It’s no secret the the federal government’s need to borrow has sky-rocketed. Thanks to the various bailouts and stimulus measures, expenditures by the feds have increased by one third and are likely to grow even higher. Meanwhile, the economic slowdown has decreased the amount the government collects in taxes. The only way to bridge the gap is more borrowing.
While many are confident that the global appetite for the soveriegn debt of the United States will remain robust, some of the government’s own programs may start to diminish that appetite. The government’s guarantees of various kinds of debt issued by financial institutions essentially makes some bonds issued by banks as “risk free” as Treasuries. But these bonds pay higher yields than government debt, which should make them more attractive for risk-adverse investors looking to maximise their returns on investment.

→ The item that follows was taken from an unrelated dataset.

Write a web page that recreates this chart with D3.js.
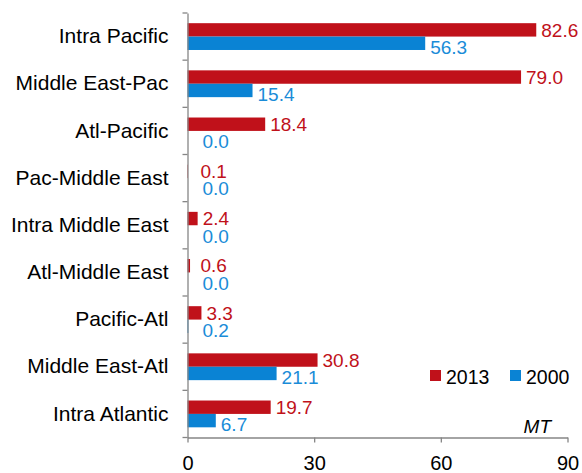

A financial sector panel took up this risk yesterday in Washington DC’s Hays Adams hotel. The occassion was a meeting of the Treasury Borrowing Advisory Committee of the Securities Industry and Finacial Markets Association, the leading securities industry trade association.
The member presented a slide indicating that debt issuance by sovereign issuers continues to rise. This was followed by a series of sides depicting flows into various asset classes. The member pointed out that Treasury issuance has benefited from a flight to quality and general risk aversion. Aggregate foreign inflows into US assets have shifted dramatically in favour of Treasuries.

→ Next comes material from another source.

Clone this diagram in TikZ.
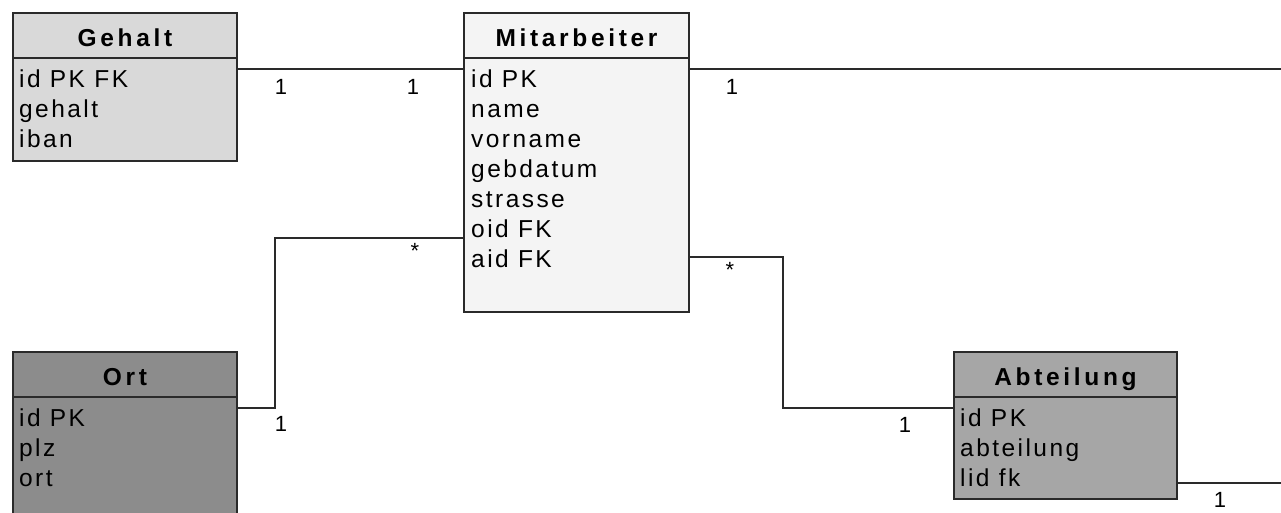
\documentclass[tikz,border=0pt]{standalone}
\usepackage{fontspec}
\setmainfont{Liberation Sans}
\newfontfamily\hdrfont{Liberation Sans}[LetterSpace=15]
\newfontfamily\bodyfont{Liberation Sans}[LetterSpace=10]
\usetikzlibrary{calc}
\definecolor{edge}{HTML}{2A2A2A}
\definecolor{cGehalt}{HTML}{D9D9D9}
\definecolor{cMit}{HTML}{F4F4F4}
\definecolor{cOrt}{HTML}{8C8C8C}
\definecolor{cAbt}{HTML}{A6A6A6}
\tikzset{
  box/.style={draw=edge, line width=2pt, rectangle, inner sep=0pt, anchor=north west},
  hdr/.style={box, font=\hdrfont\bfseries\fontsize{24.5}{28}\selectfont, text=black, text height=21pt, text depth=0pt},
  fields/.style={anchor=north west, inner sep=0pt, align=left, font=\bodyfont\fontsize{24.5}{30}\selectfont, text=black},
  conn/.style={draw=edge, line width=2pt},
  mult/.style={font=\fontsize{22}{24}\selectfont, inner sep=0pt},
}
\begin{document}
\begin{tikzpicture}[x=1pt,y=-1pt]
\useasboundingbox (0,0) rectangle (1281,512);
% Gehalt
\node[hdr, fill=cGehalt, minimum width=224pt, minimum height=45pt] (gehaltH) at (12,12) {Gehalt};
\node[box, fill=cGehalt, minimum width=224pt, minimum height=103pt] (gehaltB) at (12,57) {};
\node[fields] (gehaltT) at (19,70) {id PK FK\\gehalt\\iban};
% Mitarbeiter
\node[hdr, fill=cMit, minimum width=225pt, minimum height=45pt] (mitH) at (463,12) {Mitarbeiter};
\node[box, fill=cMit, minimum width=225pt, minimum height=254pt] (mitB) at (463,57) {};
\node[fields] (mitT) at (471,70) {id PK\\name\\vorname\\gebdatum\\strasse\\oid FK\\aid FK};
% Ort
\node[hdr, fill=cOrt, minimum width=224pt, minimum height=45pt] (ortH) at (12,351) {Ort};
\node[box, fill=cOrt, minimum width=224pt, minimum height=140pt] (ortB) at (12,396) {};
\node[fields] (ortT) at (19,409) {id PK\\plz\\ort};
% Abteilung
\node[hdr, fill=cAbt, minimum width=223pt, minimum height=45pt] (abtH) at (953,351) {Abteilung};
\node[box, fill=cAbt, minimum width=223pt, minimum height=102pt] (abtB) at (953,396) {};
\node[fields] (abtT) at (960,409) {id PK\\abteilung\\lid fk};
% connectors
\coordinate (rightA) at (1281,69);
\coordinate (rightB) at (1281,483);
\draw[conn] ($(gehaltB.north east)+(0,12)$) -- ($(mitB.north west)+(0,12)$);
\draw[conn] ($(mitB.north east)+(0,12)$) -- (rightA);
\draw[conn] ($(mitB.north west)+(0,181)$) -| (275,408) -- ($(ortB.north east)+(0,12)$);
\draw[conn] ($(mitB.north east)+(0,200)$) -| (783,408) -- ($(abtB.north west)+(0,12)$);
\draw[conn] ($(abtB.north east)+(0,87)$) -- (rightB);
% multiplicities
\node[mult] (m1) at (281,87) {1};
\node[mult] (m2) at (413,87) {1};
\node[mult] (m3) at (732,87) {1};
\node[mult] (m4) at (415,251) {*};
\node[mult] (m5) at (281,424) {1};
\node[mult] (m6) at (730,270) {*};
\node[mult] (m7) at (905,425) {1};
\node[mult] (m8) at (1220,500) {1};
\end{tikzpicture}
\end{document}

So far the Treasury has benfitted from what is called a “flight to quality,” with investors seeking the safety of government securities in rocky markets where corporate debt and municipal debt is at risk of defaulting, the committee members were told in a presenation by one of its members. Because of this, the government has been able to borrow cheaply and the Treasury’s share of the overall debt market has been growing.
But the government’s guarantees may be creating competition for safe debt, which could mean the government’s borrowing costs would increase. Although the guaranteed bank debt is viewed as less liquid and less standardized than Treasuries, the ever-increasing size of the guaranteed debt offerings may at some point bite into the Treasuy’s market share.
The committee noted that issuance of quasi-governmental debt is projected to increase dramatically.
“One member stated that many of these assets were directly competing with Treasuries and cited an expected $50 billion of issuance of Build America bonds as an example. Another member noted that FDIC-backed debt offered a significant pick-up in yield over comparable Treasury debt and that substitution by traditional Treasury investors was occurring,” the offical minutes of the meeting explain.
The bottom line is thatpolicy makers should not assume that there is no cost to offering guarantees of private debt. Even if banks don’t default and so those guarantees never have to be paid out, at some point the growth of the quasi-government debt market will make it more difficult and more expensive for the government to borrow.